Work to be completed -> Take the lines from the top down to and including the one with "var trials5 = ['1', '2', '3', '4', '5'];" and repeat them exactly. Omit images.

Data segment ->
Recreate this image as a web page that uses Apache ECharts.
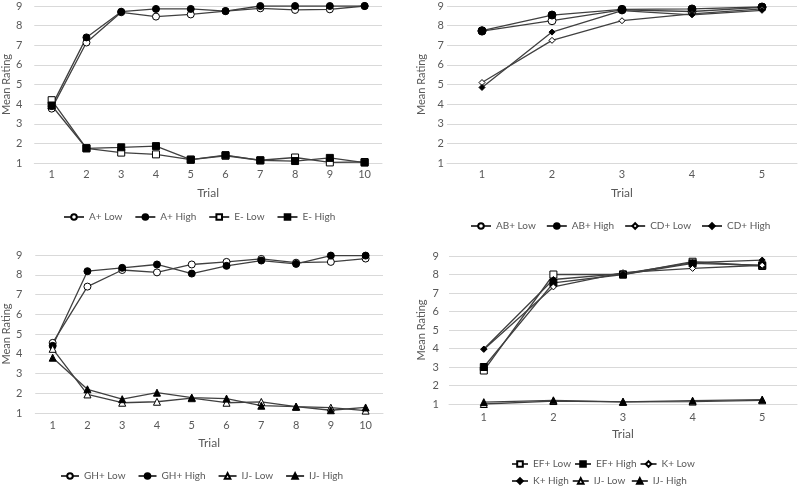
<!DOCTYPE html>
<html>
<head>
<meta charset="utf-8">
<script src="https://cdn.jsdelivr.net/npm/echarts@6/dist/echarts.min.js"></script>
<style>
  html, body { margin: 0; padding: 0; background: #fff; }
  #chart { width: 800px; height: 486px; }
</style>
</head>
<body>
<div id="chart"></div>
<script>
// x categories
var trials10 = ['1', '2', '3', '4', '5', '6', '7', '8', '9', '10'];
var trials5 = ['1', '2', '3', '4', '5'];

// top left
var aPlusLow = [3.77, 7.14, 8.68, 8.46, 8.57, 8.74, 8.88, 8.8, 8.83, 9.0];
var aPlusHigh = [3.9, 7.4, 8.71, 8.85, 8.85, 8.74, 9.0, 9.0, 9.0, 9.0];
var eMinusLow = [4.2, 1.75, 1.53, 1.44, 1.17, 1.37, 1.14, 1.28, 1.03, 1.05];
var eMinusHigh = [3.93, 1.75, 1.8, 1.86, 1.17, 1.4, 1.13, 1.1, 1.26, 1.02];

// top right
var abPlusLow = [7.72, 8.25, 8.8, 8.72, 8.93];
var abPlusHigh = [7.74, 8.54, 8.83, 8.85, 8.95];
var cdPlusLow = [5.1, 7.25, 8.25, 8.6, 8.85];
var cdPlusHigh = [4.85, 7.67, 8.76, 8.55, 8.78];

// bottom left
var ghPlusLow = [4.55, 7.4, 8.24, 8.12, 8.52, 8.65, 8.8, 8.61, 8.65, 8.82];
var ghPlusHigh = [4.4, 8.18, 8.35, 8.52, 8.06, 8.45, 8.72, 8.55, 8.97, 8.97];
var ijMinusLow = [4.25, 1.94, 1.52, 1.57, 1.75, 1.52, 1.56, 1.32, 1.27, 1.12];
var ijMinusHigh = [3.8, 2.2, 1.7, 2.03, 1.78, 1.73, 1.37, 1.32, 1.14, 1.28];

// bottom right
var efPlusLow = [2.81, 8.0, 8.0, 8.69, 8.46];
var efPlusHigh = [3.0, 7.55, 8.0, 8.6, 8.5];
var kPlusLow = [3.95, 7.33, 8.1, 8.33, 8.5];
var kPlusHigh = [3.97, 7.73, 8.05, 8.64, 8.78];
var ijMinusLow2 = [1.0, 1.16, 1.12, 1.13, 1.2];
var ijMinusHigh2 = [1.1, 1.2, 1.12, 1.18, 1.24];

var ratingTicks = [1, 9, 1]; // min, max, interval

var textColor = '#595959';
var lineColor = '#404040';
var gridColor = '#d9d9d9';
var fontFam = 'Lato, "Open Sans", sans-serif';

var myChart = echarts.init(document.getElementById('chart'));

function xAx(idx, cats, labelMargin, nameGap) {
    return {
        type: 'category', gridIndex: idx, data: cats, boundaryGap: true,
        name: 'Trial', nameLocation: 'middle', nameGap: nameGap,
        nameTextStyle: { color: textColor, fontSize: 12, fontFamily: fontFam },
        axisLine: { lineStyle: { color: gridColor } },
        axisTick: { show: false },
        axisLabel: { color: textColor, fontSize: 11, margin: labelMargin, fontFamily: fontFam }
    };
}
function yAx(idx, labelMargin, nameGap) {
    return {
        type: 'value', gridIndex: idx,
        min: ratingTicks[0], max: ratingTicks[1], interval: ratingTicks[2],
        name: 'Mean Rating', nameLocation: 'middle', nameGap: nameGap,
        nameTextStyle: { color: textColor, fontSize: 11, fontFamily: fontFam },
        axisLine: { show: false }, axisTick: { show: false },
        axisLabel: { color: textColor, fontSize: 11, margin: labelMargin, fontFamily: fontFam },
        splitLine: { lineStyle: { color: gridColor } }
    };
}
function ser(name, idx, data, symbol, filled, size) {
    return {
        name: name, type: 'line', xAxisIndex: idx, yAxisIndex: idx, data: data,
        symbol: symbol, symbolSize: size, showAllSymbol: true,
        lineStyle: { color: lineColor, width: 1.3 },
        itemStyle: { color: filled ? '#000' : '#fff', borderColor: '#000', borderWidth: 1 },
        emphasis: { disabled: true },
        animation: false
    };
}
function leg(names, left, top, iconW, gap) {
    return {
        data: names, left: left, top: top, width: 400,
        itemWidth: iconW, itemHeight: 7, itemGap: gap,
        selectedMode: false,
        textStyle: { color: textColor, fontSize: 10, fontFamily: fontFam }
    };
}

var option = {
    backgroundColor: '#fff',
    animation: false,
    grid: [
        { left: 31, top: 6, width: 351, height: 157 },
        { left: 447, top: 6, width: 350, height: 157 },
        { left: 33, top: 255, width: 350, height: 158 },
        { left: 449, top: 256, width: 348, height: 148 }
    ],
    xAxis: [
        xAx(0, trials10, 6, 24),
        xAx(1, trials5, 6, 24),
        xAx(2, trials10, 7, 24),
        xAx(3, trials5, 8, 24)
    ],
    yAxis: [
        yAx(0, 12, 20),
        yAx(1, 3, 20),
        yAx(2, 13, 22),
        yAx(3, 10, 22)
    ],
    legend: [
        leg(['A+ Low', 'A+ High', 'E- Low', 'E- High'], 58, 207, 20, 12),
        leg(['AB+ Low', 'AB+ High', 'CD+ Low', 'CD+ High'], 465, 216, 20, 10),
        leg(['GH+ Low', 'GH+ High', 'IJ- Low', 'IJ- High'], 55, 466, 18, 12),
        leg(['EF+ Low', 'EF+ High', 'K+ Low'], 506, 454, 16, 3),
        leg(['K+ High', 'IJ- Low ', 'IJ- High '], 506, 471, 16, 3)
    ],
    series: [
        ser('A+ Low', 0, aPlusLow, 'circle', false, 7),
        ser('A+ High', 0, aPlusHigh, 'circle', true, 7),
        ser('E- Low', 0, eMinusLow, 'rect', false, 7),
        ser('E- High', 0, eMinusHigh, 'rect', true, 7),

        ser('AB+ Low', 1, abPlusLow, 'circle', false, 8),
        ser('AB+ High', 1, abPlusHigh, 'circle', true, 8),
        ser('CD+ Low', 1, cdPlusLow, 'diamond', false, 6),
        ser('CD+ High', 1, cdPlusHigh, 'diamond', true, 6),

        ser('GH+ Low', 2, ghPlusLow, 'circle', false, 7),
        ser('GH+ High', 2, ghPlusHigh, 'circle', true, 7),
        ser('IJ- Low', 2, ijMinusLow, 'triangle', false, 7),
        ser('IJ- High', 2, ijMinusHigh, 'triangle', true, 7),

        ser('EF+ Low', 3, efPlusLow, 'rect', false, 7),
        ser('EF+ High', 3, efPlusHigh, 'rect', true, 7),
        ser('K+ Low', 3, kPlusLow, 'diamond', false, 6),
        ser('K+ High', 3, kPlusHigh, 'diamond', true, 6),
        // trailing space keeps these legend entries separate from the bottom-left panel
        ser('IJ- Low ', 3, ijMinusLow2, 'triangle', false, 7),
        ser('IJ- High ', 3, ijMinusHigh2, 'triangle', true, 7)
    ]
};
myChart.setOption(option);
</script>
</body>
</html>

Exercise output ->
Recreate this image as a web page that uses Apache ECharts.
<!DOCTYPE html>
<html>
<head>
<meta charset="utf-8">
<script src="https://cdn.jsdelivr.net/npm/echarts@6/dist/echarts.min.js"></script>
<style>
  html, body { margin: 0; padding: 0; background: #fff; }
  #chart { width: 800px; height: 486px; }
</style>
</head>
<body>
<div id="chart"></div>
<script>
// x categories
var trials10 = ['1', '2', '3', '4', '5', '6', '7', '8', '9', '10'];
var trials5 = ['1', '2', '3', '4', '5'];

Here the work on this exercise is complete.